Overview
Does the stable-diffusion model have the “optimal” “shape”?
The stable-diffusion model has 3 main parts (excluding the tokenizer and scheduler)
- Text encoder (e.g. fixed, pretrained CLIP ViT-L/14) - maps input text to embeddings
- VAE (e.g. sd-vae-ft-ema) - compresses / decompresses pixels to / from latents
- UNet - denoises latents
If we can only have so many parameters in a model due to resource constraints, how should we allocate them among these 3 components?
Data
Using our example pipeline from the notebook I noted these parameter counts for the components:
Component | # of Parameters | Data Size | Percent of Total |
---|---|---|---|
Text encoder | 123,060,480 | 492 MB | 12% |
VAE | 83,653,863 | 335 MB | 8% |
UNet | 859,520,964 | 3.44 GB | 80% |
Total | 1,066,235,307 | 4.27 GB | 100% |
So from a model size perspective the UNet is the biggest part by a large margin.
Analysis
One of the interesting findings from the Imagen paper was that “increasing the size of the language model in Imagen boosts both sample fidelity and image-text alignment much more than increasing the size of the image diffusion model”.

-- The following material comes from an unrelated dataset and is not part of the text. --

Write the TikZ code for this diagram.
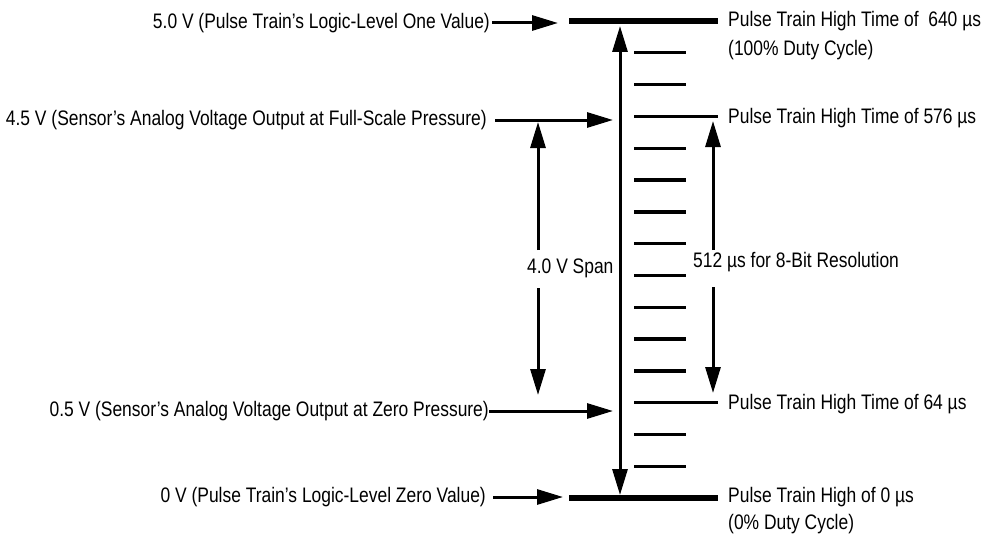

Imagen uses T5-XXL as its text encoder over CLIP or BERT. Parameter counts for the T5 family are:
- Tiny 16M
- Mini 31M
- Small 60M
- Base 220M
- Large 738M
- XL 3B
- XXL 11B
And their figure shows there is much more impact per parameter on the text encoder side e.g. compare the T5 Small to T5 Large jump to the 300 M to 1 B param UNet change.
So this raises the question: If we have a fixed parameter budget of 1B params / 4 GB due to memory / resource constraints could we get better images by making the UNet smaller and scaling up the text encoder?
Thoughts for Discussion
As I understand it the choice of text encoder for the stable diffusion model was based on what was readily available (e.g. there were already models for CLIP embeddings) and not necessarily optimized. Should an “optimal” image generation model have a different balance of params between the components? Would it be possible to “transfer learn” the stable diffusion model onto an equivalent with a bigger text encoder?
If anyone has played with different mixes of component sizes I’d be interested on hearing what you found.